[Plotting code records]

+++

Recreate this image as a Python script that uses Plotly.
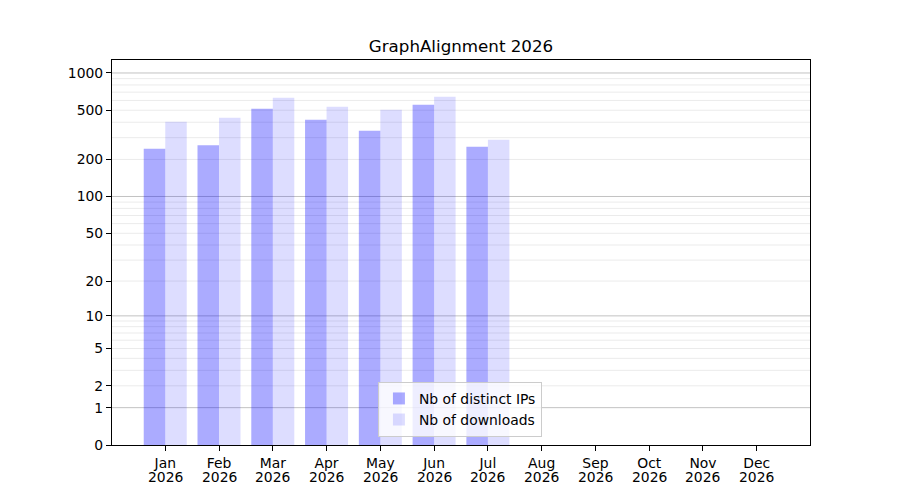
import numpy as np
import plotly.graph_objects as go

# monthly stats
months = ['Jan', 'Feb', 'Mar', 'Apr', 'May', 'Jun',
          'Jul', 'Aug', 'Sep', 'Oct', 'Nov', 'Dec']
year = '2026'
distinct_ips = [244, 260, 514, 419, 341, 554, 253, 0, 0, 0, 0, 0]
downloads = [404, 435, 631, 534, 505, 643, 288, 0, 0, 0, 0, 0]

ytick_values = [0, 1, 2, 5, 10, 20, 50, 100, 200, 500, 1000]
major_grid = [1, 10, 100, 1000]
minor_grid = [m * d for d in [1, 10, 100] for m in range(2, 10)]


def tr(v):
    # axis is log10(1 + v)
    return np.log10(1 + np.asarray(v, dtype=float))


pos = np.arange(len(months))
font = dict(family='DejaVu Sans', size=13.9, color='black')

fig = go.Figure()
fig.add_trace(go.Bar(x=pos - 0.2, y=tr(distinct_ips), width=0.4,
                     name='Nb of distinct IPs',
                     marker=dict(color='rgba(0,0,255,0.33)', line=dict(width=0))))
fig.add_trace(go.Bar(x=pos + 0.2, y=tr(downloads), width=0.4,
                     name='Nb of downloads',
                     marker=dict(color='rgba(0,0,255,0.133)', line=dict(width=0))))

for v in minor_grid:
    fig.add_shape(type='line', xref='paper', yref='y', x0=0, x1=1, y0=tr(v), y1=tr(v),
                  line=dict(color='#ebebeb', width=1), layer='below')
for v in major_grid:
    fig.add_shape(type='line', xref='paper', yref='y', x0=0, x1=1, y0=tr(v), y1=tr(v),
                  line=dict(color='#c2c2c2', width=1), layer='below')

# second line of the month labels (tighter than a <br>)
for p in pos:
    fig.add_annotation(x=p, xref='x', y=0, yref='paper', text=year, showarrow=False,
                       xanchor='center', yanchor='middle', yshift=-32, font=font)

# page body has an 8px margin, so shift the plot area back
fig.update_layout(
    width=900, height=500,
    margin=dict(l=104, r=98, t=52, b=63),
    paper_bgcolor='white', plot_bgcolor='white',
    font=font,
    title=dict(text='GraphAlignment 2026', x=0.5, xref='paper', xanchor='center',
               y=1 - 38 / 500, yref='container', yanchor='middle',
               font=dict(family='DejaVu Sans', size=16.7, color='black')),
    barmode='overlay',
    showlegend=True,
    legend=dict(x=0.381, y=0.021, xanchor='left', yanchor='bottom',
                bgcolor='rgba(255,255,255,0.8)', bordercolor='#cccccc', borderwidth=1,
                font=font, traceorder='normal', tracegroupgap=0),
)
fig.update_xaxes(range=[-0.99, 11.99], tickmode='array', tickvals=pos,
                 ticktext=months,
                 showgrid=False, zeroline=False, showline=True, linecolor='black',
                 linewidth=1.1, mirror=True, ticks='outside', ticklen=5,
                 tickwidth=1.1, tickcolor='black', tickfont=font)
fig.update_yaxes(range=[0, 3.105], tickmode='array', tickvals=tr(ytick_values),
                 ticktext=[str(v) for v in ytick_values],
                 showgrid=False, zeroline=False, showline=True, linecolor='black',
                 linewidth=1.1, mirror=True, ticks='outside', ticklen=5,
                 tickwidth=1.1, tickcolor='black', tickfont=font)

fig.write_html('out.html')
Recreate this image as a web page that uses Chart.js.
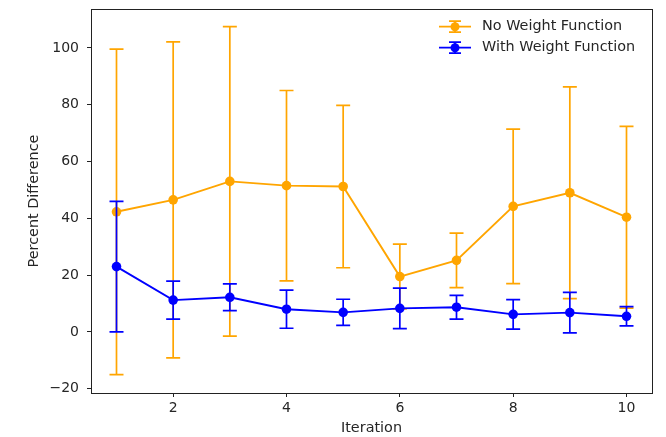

+++

JOB: Print the data above verbatim from the first line through the line holding "font = dict(family='DejaVu", leaving every picture out.

OUTPUT:
Recreate this image as a Python script that uses Plotly.
import numpy as np
import plotly.graph_objects as go

# monthly stats
months = ['Jan', 'Feb', 'Mar', 'Apr', 'May', 'Jun',
          'Jul', 'Aug', 'Sep', 'Oct', 'Nov', 'Dec']
year = '2026'
distinct_ips = [244, 260, 514, 419, 341, 554, 253, 0, 0, 0, 0, 0]
downloads = [404, 435, 631, 534, 505, 643, 288, 0, 0, 0, 0, 0]

ytick_values = [0, 1, 2, 5, 10, 20, 50, 100, 200, 500, 1000]
major_grid = [1, 10, 100, 1000]
minor_grid = [m * d for d in [1, 10, 100] for m in range(2, 10)]


def tr(v):
    # axis is log10(1 + v)
    return np.log10(1 + np.asarray(v, dtype=float))


pos = np.arange(len(months))
font = dict(family='DejaVu Sans', size=13.9, color='black')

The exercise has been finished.